__Objective__: Look below for the line containing "Output the LaTeX" and the line containing "minimum height=79bp] (i6)"; repeat exactly those two lines and all lines between them, and nothing else.

— Start of Data for processing —

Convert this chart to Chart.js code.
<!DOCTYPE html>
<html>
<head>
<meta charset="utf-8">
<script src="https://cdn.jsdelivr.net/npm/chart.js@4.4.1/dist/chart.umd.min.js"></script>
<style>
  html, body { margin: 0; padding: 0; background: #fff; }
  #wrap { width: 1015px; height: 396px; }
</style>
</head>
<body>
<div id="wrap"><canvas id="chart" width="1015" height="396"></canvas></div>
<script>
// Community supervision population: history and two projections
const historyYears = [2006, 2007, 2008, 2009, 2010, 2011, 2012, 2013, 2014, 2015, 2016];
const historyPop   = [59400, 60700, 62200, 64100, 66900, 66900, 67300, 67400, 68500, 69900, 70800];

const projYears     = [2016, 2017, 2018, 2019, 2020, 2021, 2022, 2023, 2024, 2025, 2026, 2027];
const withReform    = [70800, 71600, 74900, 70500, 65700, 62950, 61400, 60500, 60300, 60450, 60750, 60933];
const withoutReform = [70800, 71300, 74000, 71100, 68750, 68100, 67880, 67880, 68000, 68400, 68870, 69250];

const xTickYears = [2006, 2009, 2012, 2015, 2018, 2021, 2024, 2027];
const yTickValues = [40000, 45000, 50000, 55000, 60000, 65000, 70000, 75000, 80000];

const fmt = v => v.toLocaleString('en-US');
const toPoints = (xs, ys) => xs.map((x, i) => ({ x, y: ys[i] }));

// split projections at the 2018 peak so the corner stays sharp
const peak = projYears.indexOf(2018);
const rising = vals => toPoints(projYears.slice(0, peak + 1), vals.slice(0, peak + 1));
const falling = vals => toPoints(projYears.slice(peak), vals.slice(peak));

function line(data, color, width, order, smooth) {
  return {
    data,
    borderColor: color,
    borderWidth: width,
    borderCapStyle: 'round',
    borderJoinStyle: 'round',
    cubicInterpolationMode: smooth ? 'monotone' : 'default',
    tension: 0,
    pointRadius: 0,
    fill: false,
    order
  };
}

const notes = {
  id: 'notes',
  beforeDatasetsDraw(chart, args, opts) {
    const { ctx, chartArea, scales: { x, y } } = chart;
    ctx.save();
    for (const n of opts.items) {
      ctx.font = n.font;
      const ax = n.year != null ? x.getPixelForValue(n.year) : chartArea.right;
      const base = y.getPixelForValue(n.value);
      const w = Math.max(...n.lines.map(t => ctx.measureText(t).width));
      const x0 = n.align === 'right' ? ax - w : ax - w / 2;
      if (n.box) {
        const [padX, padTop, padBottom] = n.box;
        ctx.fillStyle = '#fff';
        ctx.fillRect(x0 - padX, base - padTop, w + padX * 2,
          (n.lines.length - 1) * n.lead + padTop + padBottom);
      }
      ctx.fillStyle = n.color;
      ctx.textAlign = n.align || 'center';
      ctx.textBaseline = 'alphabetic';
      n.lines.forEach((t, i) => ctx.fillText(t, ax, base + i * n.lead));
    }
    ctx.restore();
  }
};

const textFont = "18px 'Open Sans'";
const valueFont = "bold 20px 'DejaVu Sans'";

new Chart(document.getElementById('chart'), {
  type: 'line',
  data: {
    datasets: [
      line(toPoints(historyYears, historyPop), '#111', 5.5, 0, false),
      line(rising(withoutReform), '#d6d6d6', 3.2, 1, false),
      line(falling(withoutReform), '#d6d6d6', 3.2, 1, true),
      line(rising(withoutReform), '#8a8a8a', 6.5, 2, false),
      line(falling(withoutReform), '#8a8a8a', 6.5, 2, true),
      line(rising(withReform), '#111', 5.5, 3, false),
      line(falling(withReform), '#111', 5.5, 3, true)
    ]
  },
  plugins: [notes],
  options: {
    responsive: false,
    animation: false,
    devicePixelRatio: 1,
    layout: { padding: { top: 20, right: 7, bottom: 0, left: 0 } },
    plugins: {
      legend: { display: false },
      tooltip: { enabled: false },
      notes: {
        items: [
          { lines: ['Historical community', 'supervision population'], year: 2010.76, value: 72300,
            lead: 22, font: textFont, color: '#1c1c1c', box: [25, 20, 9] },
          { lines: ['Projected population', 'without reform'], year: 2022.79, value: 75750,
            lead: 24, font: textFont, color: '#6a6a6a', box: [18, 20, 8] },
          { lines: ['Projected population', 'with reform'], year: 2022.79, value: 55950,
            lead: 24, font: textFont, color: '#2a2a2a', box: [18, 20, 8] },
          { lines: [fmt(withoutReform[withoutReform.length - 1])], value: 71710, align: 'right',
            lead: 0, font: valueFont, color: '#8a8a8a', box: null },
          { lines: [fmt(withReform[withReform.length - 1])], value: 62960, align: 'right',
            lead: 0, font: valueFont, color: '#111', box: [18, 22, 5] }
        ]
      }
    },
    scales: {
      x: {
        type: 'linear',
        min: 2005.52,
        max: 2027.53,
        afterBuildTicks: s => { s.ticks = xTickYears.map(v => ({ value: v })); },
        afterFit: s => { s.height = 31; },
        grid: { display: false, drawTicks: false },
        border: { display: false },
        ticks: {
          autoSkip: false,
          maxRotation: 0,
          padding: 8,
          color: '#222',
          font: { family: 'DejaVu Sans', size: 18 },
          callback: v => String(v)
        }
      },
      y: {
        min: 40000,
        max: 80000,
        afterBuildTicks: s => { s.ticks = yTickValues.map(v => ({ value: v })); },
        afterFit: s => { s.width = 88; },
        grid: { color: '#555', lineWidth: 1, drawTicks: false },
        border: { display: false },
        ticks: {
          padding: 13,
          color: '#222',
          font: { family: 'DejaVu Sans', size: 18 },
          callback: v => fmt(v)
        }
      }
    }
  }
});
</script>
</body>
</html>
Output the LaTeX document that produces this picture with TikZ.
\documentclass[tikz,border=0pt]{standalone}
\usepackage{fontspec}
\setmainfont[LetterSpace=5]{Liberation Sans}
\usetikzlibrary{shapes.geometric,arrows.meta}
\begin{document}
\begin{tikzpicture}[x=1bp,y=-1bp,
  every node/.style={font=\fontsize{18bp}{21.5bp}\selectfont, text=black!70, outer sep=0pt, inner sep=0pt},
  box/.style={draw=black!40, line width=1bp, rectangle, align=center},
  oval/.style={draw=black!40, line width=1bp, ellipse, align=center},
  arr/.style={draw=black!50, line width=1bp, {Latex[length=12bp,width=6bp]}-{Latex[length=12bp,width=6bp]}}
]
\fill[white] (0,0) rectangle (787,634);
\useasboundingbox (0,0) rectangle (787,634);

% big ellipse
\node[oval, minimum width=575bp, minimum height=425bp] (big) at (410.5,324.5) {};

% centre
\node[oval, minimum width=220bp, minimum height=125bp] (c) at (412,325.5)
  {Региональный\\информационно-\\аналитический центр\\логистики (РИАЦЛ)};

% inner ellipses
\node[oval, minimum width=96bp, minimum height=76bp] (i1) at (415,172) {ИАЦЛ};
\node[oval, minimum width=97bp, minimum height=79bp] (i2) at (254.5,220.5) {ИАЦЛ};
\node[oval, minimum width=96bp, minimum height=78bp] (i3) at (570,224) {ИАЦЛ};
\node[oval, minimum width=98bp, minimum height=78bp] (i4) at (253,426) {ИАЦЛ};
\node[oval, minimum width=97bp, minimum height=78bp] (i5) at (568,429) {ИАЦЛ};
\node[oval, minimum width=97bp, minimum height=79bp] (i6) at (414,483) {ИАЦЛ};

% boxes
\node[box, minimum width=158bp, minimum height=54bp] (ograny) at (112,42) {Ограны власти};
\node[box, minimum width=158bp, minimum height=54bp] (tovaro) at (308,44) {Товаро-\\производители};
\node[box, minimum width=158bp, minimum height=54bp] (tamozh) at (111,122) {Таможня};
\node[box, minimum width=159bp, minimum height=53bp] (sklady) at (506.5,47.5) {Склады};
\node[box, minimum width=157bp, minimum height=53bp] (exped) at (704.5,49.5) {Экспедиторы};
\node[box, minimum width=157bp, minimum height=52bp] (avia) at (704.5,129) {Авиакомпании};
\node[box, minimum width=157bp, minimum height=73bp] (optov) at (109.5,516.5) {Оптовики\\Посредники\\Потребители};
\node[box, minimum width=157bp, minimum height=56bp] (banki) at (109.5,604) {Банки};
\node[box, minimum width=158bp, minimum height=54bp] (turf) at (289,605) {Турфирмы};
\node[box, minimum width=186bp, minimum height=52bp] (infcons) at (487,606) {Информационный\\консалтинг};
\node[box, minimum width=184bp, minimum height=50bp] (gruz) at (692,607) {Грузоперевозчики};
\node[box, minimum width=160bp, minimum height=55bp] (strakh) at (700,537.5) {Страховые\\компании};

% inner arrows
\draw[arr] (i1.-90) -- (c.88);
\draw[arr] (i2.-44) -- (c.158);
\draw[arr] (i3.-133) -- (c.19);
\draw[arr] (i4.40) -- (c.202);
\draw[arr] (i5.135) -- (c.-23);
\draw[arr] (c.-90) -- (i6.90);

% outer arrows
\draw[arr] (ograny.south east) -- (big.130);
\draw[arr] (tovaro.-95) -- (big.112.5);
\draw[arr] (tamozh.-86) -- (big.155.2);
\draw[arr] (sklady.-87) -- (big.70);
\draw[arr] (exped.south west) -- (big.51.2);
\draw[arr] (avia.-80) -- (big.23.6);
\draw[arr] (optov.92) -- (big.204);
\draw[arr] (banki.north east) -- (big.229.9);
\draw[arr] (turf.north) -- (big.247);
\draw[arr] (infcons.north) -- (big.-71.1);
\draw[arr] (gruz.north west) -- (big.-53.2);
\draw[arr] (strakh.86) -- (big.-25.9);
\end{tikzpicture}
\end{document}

— End of Data for processing —

__Response__:
Output the LaTeX document that produces this picture with TikZ.
\documentclass[tikz,border=0pt]{standalone}
\usepackage{fontspec}
\setmainfont[LetterSpace=5]{Liberation Sans}
\usetikzlibrary{shapes.geometric,arrows.meta}
\begin{document}
\begin{tikzpicture}[x=1bp,y=-1bp,
  every node/.style={font=\fontsize{18bp}{21.5bp}\selectfont, text=black!70, outer sep=0pt, inner sep=0pt},
  box/.style={draw=black!40, line width=1bp, rectangle, align=center},
  oval/.style={draw=black!40, line width=1bp, ellipse, align=center},
  arr/.style={draw=black!50, line width=1bp, {Latex[length=12bp,width=6bp]}-{Latex[length=12bp,width=6bp]}}
]
\fill[white] (0,0) rectangle (787,634);
\useasboundingbox (0,0) rectangle (787,634);

% big ellipse
\node[oval, minimum width=575bp, minimum height=425bp] (big) at (410.5,324.5) {};

% centre
\node[oval, minimum width=220bp, minimum height=125bp] (c) at (412,325.5)
  {Региональный\\информационно-\\аналитический центр\\логистики (РИАЦЛ)};

% inner ellipses
\node[oval, minimum width=96bp, minimum height=76bp] (i1) at (415,172) {ИАЦЛ};
\node[oval, minimum width=97bp, minimum height=79bp] (i2) at (254.5,220.5) {ИАЦЛ};
\node[oval, minimum width=96bp, minimum height=78bp] (i3) at (570,224) {ИАЦЛ};
\node[oval, minimum width=98bp, minimum height=78bp] (i4) at (253,426) {ИАЦЛ};
\node[oval, minimum width=97bp, minimum height=78bp] (i5) at (568,429) {ИАЦЛ};
\node[oval, minimum width=97bp, minimum height=79bp] (i6) at (414,483) {ИАЦЛ};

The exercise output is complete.